Я прикрыла глаза от невыносимости присутствия Судьбы в кухонном периметре.
– А я забыла, как тебя зовут, – сказала, не открывая глаз.
– Сергей, – улыбнулся он, – а ведь мы и не называли друг друга по имени вчера.
– Что?! – Я попыталась припомнить подробности вчерашнего вечера. – Ну да… и правда… надо же… Я – Лера.
– Лера – очень тебе идет.
– Да.
Мы снова проговорили до полуночи. Но он не остался. Ушел.
…И вернулся через два дня, смертельно вымучив меня поминутным ожиданием звонка. Он так и не позвонил, просто пришел. Видно было, что измучен, измотан. Не мог сразу говорить. Курил в форточку. Я и не спрашивала ни о чем. Смотрела на него, молчала.
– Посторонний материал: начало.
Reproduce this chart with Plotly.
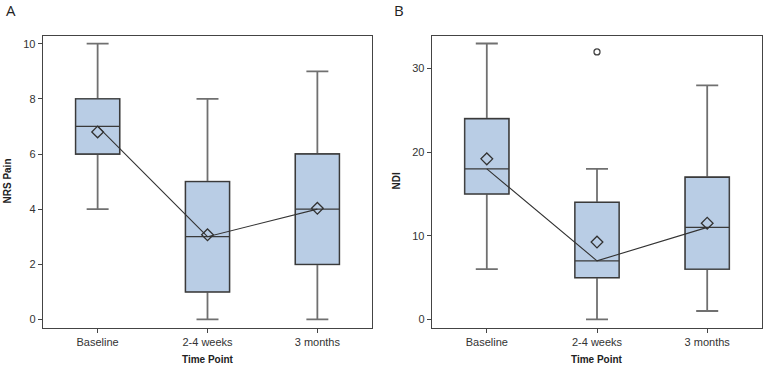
import plotly.graph_objects as go

W, H = 764, 365

categories = ["Baseline", "2-4 weeks", "3 months"]

# Panel A: NRS Pain
nrs_min = [4, 0, 0]
nrs_q1 = [6, 1, 2]
nrs_med = [7, 3, 4]
nrs_q3 = [8, 5, 6]
nrs_max = [10, 8, 9]
nrs_mean = [6.8, 3.07, 4.03]
nrs_ticks = [0, 2, 4, 6, 8, 10]

# Panel B: NDI
ndi_min = [6, 0, 1]
ndi_q1 = [15, 5, 6]
ndi_med = [18, 7, 11]
ndi_q3 = [24, 14, 17]
ndi_max = [33, 18, 28]
ndi_mean = [19.2, 9.25, 11.5]
ndi_ticks = [0, 10, 20, 30]
ndi_out_x = ["2-4 weeks"]
ndi_out_y = [32]

FILL = "#B9CDE5"
BORDER = "#3a3a3a"
WHISK = "#707070"

fig = go.Figure()


def add_panel(xa, ya, mn, q1, med, q3, mx, mean):
    # whiskers (gray)
    fig.add_trace(go.Box(
        x=categories, q1=q1, median=med, q3=q3, lowerfence=mn, upperfence=mx,
        fillcolor=FILL, line=dict(color=WHISK, width=1.8), width=0.4,
        whiskerwidth=0.5, boxpoints=False, hoverinfo="skip",
        xaxis=xa, yaxis=ya, showlegend=False))
    # box body (dark border)
    fig.add_trace(go.Box(
        x=categories, q1=q1, median=med, q3=q3, lowerfence=q1, upperfence=q3,
        fillcolor=FILL, line=dict(color=BORDER, width=1.3), width=0.4,
        whiskerwidth=0, boxpoints=False, hoverinfo="skip",
        xaxis=xa, yaxis=ya, showlegend=False))
    # median connecting line
    fig.add_trace(go.Scatter(
        x=categories, y=med, mode="lines",
        line=dict(color="#333333", width=1.1),
        xaxis=xa, yaxis=ya, showlegend=False, hoverinfo="skip"))
    # means
    fig.add_trace(go.Scatter(
        x=categories, y=mean, mode="markers",
        marker=dict(symbol="diamond-open", size=9, color="#333333",
                    line=dict(width=1.3, color="#333333")),
        xaxis=xa, yaxis=ya, showlegend=False, hoverinfo="skip"))


add_panel("x", "y", nrs_min, nrs_q1, nrs_med, nrs_q3, nrs_max, nrs_mean)
add_panel("x2", "y2", ndi_min, ndi_q1, ndi_med, ndi_q3, ndi_max, ndi_mean)
fig.add_trace(go.Scatter(
    x=ndi_out_x, y=ndi_out_y, mode="markers",
    marker=dict(symbol="circle-open", size=6, color="#444444",
                line=dict(width=1.3, color="#444444")),
    xaxis="x2", yaxis="y2", showlegend=False, hoverinfo="skip"))

tickfont = dict(family="Liberation Sans, Arial, sans-serif", size=11, color="#333333")
axis_common = dict(showline=True, linecolor="#444444", linewidth=1, mirror=True,
                   ticks="outside", ticklen=4, tickcolor="#444444", showgrid=False,
                   zeroline=False, tickfont=tickfont)

ytop = 1 - 36 / H
ybot = 1 - 327.7 / H

fig.update_layout(
    width=W, height=H, margin=dict(l=0, r=0, t=0, b=0),
    paper_bgcolor="white", plot_bgcolor="white",
    boxmode="overlay",
    xaxis=dict(domain=[42.7 / W, 372.3 / W], type="category",
               categoryorder="array", categoryarray=categories,
               range=[-0.5, 2.5], anchor="y", **axis_common),
    yaxis=dict(domain=[ybot, ytop], range=[-0.3, 10.28], tickvals=nrs_ticks,
               anchor="x", **axis_common),
    xaxis2=dict(domain=[431.7 / W, 762.3 / W], type="category",
                categoryorder="array", categoryarray=categories,
                range=[-0.5, 2.5], anchor="y2", **axis_common),
    yaxis2=dict(domain=[ybot, ytop], range=[-1.0, 33.9], tickvals=ndi_ticks,
                anchor="x2", **axis_common),
)

title_font = dict(family="Liberation Sans, Arial, sans-serif", size=10, color="#222222")
letter_font = dict(family="Open Sans, Liberation Sans, sans-serif", size=15, color="#222222")

ann = [
    dict(text="<b>Time Point</b>", x=207.5 / W, y=1 - 359 / H, xref="paper", yref="paper",
         showarrow=False, font=title_font, xanchor="center", yanchor="middle"),
    dict(text="<b>Time Point</b>", x=597 / W, y=1 - 359 / H, xref="paper", yref="paper",
         showarrow=False, font=title_font, xanchor="center", yanchor="middle"),
    dict(text="<b>NRS Pain</b>", x=6.5 / W, y=1 - 181 / H, xref="paper", yref="paper",
         showarrow=False, font=title_font, textangle=-90, xanchor="center", yanchor="middle"),
    dict(text="<b>NDI</b>", x=395.5 / W, y=1 - 181 / H, xref="paper", yref="paper",
         showarrow=False, font=title_font, textangle=-90, xanchor="center", yanchor="middle"),
    dict(text="A", x=11 / W, y=1 - 10 / H, xref="paper", yref="paper",
         showarrow=False, font=letter_font, xanchor="center", yanchor="middle"),
    dict(text="B", x=399 / W, y=1 - 10 / H, xref="paper", yref="paper",
         showarrow=False, font=letter_font, xanchor="center", yanchor="middle"),
]
fig.update_layout(annotations=ann)

fig.write_html("out.html")
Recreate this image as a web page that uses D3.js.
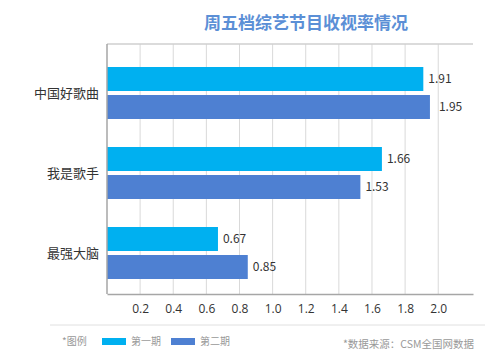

«Вот человек. Пришел ко мне из мира. Или из миров. Я не знаю о нем почти ничего. Я знаю и чувствую его целиком. Я люблю его на сто лет вперед. Откуда это ко мне? Откуда это во мне? Куда ему идти от меня? Где его любят так же?»
Отогрелся, губы дрогнули. Наконец-то мог говорить:
– Мой сын начал ходить, Лера. Ему почти семь. Надежд не было никаких. Вчера он встал с кроватки сам. Сделал шаг и упал. Попробовал ползти. У него получилось. Потом поднялся и снова шагнул, целых три шага. Врачи в шоке. Судя по снимкам, он в полном порядке. Он… он выздоровел. То есть… черт, я не знаю, как это называется, от такого не выздоравливают, это, наверное, называется «исцеление» или еще как-то… Его мать плачет и умоляет меня вернуться. Меня разрезало пополам.
Он сжал зубы, слезы побежали знакомыми дорожками.
– Ты знаешь кто? Ты – ангел. Я только увидел тебя и понял: ангел. И еще понял: ты – мое убежище, приют. Увидел тебя, услышал – и захотел умереть непременно рядом с тобой, прожить, сколько придется, и умереть. Но с тобой. С тобой – не страшно. Так я решил для себя еще вчера… – он помолчал, – еще вчера. Но уже вчера меня приговорили к другой жизни. Это любовь и… любовь. Чччерт! Лееее-ра…
«Ты заблудилась, Любовь? Сошла с ума? Что ты творишь, шальная? Какой жертвы захотела теперь?» – Я представила вдруг эту потерянно мечущуюся фигурку –
– Сережа, – сказала тихо, – мы просто перемотаем пленку назад. На три с половиной дня назад. Ты пришел, сделал замечательные полки и провел свет на фиалковую полянку. А теперь ты уйдешь. Так лучше. Видимо, Любовь требует свою жертву. Уходи сейчас.
Он скорчился на стуле, прижав ладони к лицу.
«Здесь останется моя душа, здесь останется моя душа, здесь останется…» – шептал. Я смотрела в окно. Там жизнь. Так лучше
…Ушел. Я посидела еще немножко, не двигаясь. Потом включила компьютер, вышла в Сеть, получила письма.
Читала, не понимая слов, забыв выйти из он-лайна.